The way the script pulls its punches is less offensive than simply toothless, giving Overboard the feel of a film written by a focus group, or maybe a script-writing robot programmed with the latest demographic trends. Beat for beat, the story, and even some of the lines, are repeated from the original film—overly long running time and all—with the roles reversed. Man is rude to woman. Woman sees TV news report about amnesiac man washing up on the shore of her small Oregon town. Woman claims man is her husband and takes him home to her charmingly messy movie-poor cottage. Woman gaslights man into believing they’ve been married for 15 years. Man learns value of hard work. Woman’s children blossom under man’s gentle tutelage. Man and woman fall in love.

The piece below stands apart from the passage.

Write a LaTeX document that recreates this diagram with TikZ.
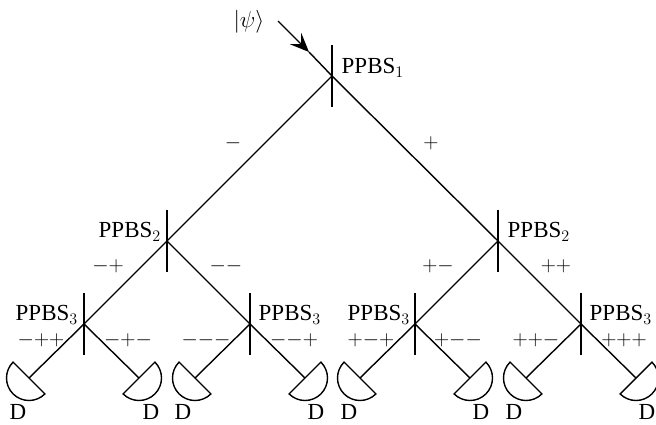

Once again, the burden of carrying Overboard, with its generic score and workmanlike cinematography, falls on the leads. Faris and Derbez aren’t a real-life couple like Hawn and Russell, so it’s hard for them to compete in the chemistry department. But they are both skilled comedic actors. Even here, though, they’re defanged: Breaking from Garry Marshall’s loose, improvisational style, director Rob Greenberg—making the leap to feature films after a decade in sitcoms—hews closely to the script’s mild humor and cornball exposition. (“I basically kidnapped the man!” Kate exclaims at one point. “So what? Obviously you’re in love with him,” Theresa replies.) That leaves Faris and Derbez with little more than pratfalls and line delivery with which to express themselves, a task Derbez handles with graceful ease. Faris, stuck in dueling modes of “frazzled” and “astonished,” seems to be putting most of her effort into staring wide-eyed through her bangs in her best Goldie Hawn impression.

One of Overboard’s only interesting modernizations is that about one-third of its dialogue is spoken in Spanish (subtitled in English, though that could easily be flipped for the Latin American market), but the jokes are so generic that nothing’s lost in translation. Its attempts at ethnic in-jokes in a script written by two white guys skew clueless and overly earnest, like a running bit about the universal appeal of the telenovela. It starts off bloodless and ends up saccharine, an amiably stupid way to spend a couple of hours should you take a nasty crack on the head and wake up in a multiplex with a bucket of popcorn and a soda in each hand. Worth turning your yacht around for, though? Not especially.